The exercise
The data below should be restated word for word, with every picture omitted.

Data excerpt
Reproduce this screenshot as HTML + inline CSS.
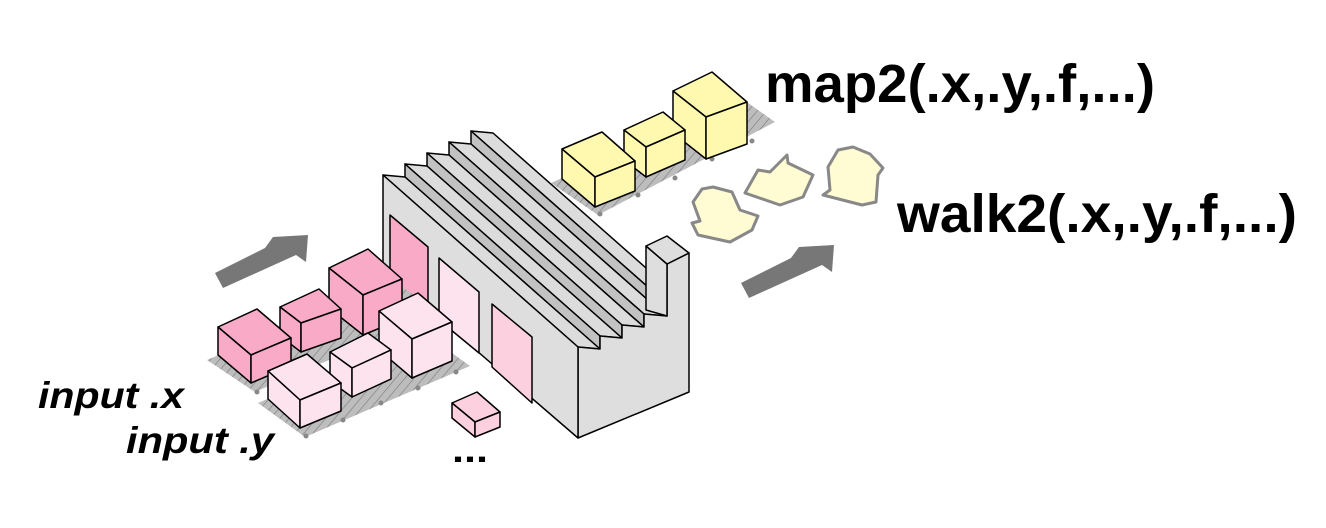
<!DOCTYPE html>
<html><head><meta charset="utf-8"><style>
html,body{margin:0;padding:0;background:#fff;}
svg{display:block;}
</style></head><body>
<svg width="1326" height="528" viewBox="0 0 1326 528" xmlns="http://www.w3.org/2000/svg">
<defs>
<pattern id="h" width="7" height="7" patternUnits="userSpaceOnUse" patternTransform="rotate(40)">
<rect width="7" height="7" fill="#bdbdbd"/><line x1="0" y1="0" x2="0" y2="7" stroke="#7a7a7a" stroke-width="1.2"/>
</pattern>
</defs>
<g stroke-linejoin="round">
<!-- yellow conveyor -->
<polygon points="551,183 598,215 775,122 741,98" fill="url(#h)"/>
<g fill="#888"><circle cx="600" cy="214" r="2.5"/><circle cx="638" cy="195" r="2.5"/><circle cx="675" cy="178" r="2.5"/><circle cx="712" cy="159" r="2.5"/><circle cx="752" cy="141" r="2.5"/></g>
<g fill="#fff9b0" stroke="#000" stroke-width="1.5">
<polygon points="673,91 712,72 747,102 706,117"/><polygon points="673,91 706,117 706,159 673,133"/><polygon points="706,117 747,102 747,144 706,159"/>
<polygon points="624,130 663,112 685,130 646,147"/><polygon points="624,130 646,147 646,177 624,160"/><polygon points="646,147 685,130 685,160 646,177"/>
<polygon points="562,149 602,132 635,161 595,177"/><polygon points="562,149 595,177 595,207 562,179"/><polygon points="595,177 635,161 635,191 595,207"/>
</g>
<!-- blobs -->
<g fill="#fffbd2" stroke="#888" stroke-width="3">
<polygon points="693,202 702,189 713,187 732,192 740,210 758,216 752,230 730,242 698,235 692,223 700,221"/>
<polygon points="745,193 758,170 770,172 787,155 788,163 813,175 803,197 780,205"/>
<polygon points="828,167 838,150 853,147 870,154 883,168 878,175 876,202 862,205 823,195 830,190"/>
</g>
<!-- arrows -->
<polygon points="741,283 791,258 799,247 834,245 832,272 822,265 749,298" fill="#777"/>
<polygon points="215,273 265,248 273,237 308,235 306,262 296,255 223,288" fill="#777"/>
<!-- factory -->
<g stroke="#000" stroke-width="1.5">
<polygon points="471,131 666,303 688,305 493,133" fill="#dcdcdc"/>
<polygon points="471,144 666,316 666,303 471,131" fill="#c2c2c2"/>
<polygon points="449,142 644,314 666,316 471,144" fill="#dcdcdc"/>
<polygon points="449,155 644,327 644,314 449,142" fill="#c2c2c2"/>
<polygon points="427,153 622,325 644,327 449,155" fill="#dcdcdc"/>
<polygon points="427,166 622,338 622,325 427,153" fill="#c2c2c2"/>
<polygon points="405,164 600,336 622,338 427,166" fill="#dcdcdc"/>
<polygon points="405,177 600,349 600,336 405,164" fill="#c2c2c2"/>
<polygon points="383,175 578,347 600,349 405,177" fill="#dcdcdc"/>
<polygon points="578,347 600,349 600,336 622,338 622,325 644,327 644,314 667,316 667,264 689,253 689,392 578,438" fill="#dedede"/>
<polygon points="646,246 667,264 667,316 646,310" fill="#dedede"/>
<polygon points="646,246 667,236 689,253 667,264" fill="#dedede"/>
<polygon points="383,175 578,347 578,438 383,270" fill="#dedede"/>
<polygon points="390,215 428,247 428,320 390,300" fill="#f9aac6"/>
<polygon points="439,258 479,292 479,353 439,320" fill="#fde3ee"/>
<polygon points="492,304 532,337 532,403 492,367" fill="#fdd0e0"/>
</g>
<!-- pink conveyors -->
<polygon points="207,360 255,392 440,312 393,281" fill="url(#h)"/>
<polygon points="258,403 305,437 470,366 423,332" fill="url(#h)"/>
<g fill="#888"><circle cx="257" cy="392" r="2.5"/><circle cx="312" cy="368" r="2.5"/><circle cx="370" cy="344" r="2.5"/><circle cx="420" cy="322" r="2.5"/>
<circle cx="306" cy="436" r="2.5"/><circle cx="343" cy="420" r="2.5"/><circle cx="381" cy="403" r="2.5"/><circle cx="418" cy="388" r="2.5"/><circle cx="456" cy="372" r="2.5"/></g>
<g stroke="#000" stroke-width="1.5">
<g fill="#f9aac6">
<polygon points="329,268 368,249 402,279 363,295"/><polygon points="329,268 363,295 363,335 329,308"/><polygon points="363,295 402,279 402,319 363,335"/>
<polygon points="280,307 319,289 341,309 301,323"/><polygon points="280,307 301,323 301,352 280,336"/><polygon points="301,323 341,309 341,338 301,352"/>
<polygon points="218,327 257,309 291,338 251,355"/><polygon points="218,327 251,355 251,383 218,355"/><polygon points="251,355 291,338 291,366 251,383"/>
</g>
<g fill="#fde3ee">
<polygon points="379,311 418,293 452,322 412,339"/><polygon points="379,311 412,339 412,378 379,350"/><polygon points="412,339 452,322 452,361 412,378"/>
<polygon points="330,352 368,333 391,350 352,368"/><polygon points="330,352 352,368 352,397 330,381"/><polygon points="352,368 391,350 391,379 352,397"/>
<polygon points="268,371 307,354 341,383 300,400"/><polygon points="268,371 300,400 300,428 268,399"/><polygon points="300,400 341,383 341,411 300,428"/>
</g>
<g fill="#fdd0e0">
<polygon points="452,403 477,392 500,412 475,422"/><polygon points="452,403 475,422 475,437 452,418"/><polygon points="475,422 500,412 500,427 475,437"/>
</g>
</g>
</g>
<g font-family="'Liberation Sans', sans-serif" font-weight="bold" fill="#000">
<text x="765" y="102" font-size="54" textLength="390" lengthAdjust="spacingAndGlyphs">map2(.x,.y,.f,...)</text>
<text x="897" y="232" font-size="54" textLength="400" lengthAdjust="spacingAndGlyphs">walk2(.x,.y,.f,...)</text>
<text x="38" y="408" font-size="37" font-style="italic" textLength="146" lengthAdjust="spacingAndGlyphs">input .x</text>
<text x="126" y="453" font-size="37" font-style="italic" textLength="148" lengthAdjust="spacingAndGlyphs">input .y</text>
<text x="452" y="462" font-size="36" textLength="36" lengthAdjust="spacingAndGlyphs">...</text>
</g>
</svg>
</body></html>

Problem solution
Reproduce this screenshot as HTML + inline CSS.
<!DOCTYPE html>
<html><head><meta charset="utf-8"><style>
html,body{margin:0;padding:0;background:#fff;}
svg{display:block;}
</style></head><body>
<svg width="1326" height="528" viewBox="0 0 1326 528" xmlns="http://www.w3.org/2000/svg">
<defs>
<pattern id="h" width="7" height="7" patternUnits="userSpaceOnUse" patternTransform="rotate(40)">
<rect width="7" height="7" fill="#bdbdbd"/><line x1="0" y1="0" x2="0" y2="7" stroke="#7a7a7a" stroke-width="1.2"/>
</pattern>
</defs>
<g stroke-linejoin="round">
<!-- yellow conveyor -->
<polygon points="551,183 598,215 775,122 741,98" fill="url(#h)"/>
<g fill="#888"><circle cx="600" cy="214" r="2.5"/><circle cx="638" cy="195" r="2.5"/><circle cx="675" cy="178" r="2.5"/><circle cx="712" cy="159" r="2.5"/><circle cx="752" cy="141" r="2.5"/></g>
<g fill="#fff9b0" stroke="#000" stroke-width="1.5">
<polygon points="673,91 712,72 747,102 706,117"/><polygon points="673,91 706,117 706,159 673,133"/><polygon points="706,117 747,102 747,144 706,159"/>
<polygon points="624,130 663,112 685,130 646,147"/><polygon points="624,130 646,147 646,177 624,160"/><polygon points="646,147 685,130 685,160 646,177"/>
<polygon points="562,149 602,132 635,161 595,177"/><polygon points="562,149 595,177 595,207 562,179"/><polygon points="595,177 635,161 635,191 595,207"/>
</g>
<!-- blobs -->
<g fill="#fffbd2" stroke="#888" stroke-width="3">
<polygon points="693,202 702,189 713,187 732,192 740,210 758,216 752,230 730,242 698,235 692,223 700,221"/>
<polygon points="745,193 758,170 770,172 787,155 788,163 813,175 803,197 780,205"/>
<polygon points="828,167 838,150 853,147 870,154 883,168 878,175 876,202 862,205 823,195 830,190"/>
</g>
<!-- arrows -->
<polygon points="741,283 791,258 799,247 834,245 832,272 822,265 749,298" fill="#777"/>
<polygon points="215,273 265,248 273,237 308,235 306,262 296,255 223,288" fill="#777"/>
<!-- factory -->
<g stroke="#000" stroke-width="1.5">
<polygon points="471,131 666,303 688,305 493,133" fill="#dcdcdc"/>
<polygon points="471,144 666,316 666,303 471,131" fill="#c2c2c2"/>
<polygon points="449,142 644,314 666,316 471,144" fill="#dcdcdc"/>
<polygon points="449,155 644,327 644,314 449,142" fill="#c2c2c2"/>
<polygon points="427,153 622,325 644,327 449,155" fill="#dcdcdc"/>
<polygon points="427,166 622,338 622,325 427,153" fill="#c2c2c2"/>
<polygon points="405,164 600,336 622,338 427,166" fill="#dcdcdc"/>
<polygon points="405,177 600,349 600,336 405,164" fill="#c2c2c2"/>
<polygon points="383,175 578,347 600,349 405,177" fill="#dcdcdc"/>
<polygon points="578,347 600,349 600,336 622,338 622,325 644,327 644,314 667,316 667,264 689,253 689,392 578,438" fill="#dedede"/>
<polygon points="646,246 667,264 667,316 646,310" fill="#dedede"/>
<polygon points="646,246 667,236 689,253 667,264" fill="#dedede"/>
<polygon points="383,175 578,347 578,438 383,270" fill="#dedede"/>
<polygon points="390,215 428,247 428,320 390,300" fill="#f9aac6"/>
<polygon points="439,258 479,292 479,353 439,320" fill="#fde3ee"/>
<polygon points="492,304 532,337 532,403 492,367" fill="#fdd0e0"/>
</g>
<!-- pink conveyors -->
<polygon points="207,360 255,392 440,312 393,281" fill="url(#h)"/>
<polygon points="258,403 305,437 470,366 423,332" fill="url(#h)"/>
<g fill="#888"><circle cx="257" cy="392" r="2.5"/><circle cx="312" cy="368" r="2.5"/><circle cx="370" cy="344" r="2.5"/><circle cx="420" cy="322" r="2.5"/>
<circle cx="306" cy="436" r="2.5"/><circle cx="343" cy="420" r="2.5"/><circle cx="381" cy="403" r="2.5"/><circle cx="418" cy="388" r="2.5"/><circle cx="456" cy="372" r="2.5"/></g>
<g stroke="#000" stroke-width="1.5">
<g fill="#f9aac6">
<polygon points="329,268 368,249 402,279 363,295"/><polygon points="329,268 363,295 363,335 329,308"/><polygon points="363,295 402,279 402,319 363,335"/>
<polygon points="280,307 319,289 341,309 301,323"/><polygon points="280,307 301,323 301,352 280,336"/><polygon points="301,323 341,309 341,338 301,352"/>
<polygon points="218,327 257,309 291,338 251,355"/><polygon points="218,327 251,355 251,383 218,355"/><polygon points="251,355 291,338 291,366 251,383"/>
</g>
<g fill="#fde3ee">
<polygon points="379,311 418,293 452,322 412,339"/><polygon points="379,311 412,339 412,378 379,350"/><polygon points="412,339 452,322 452,361 412,378"/>
<polygon points="330,352 368,333 391,350 352,368"/><polygon points="330,352 352,368 352,397 330,381"/><polygon points="352,368 391,350 391,379 352,397"/>
<polygon points="268,371 307,354 341,383 300,400"/><polygon points="268,371 300,400 300,428 268,399"/><polygon points="300,400 341,383 341,411 300,428"/>
</g>
<g fill="#fdd0e0">
<polygon points="452,403 477,392 500,412 475,422"/><polygon points="452,403 475,422 475,437 452,418"/><polygon points="475,422 500,412 500,427 475,437"/>
</g>
</g>
</g>
<g font-family="'Liberation Sans', sans-serif" font-weight="bold" fill="#000">
<text x="765" y="102" font-size="54" textLength="390" lengthAdjust="spacingAndGlyphs">map2(.x,.y,.f,...)</text>
<text x="897" y="232" font-size="54" textLength="400" lengthAdjust="spacingAndGlyphs">walk2(.x,.y,.f,...)</text>
<text x="38" y="408" font-size="37" font-style="italic" textLength="146" lengthAdjust="spacingAndGlyphs">input .x</text>
<text x="126" y="453" font-size="37" font-style="italic" textLength="148" lengthAdjust="spacingAndGlyphs">input .y</text>
<text x="452" y="462" font-size="36" textLength="36" lengthAdjust="spacingAndGlyphs">...</text>
</g>
</svg>
</body></html>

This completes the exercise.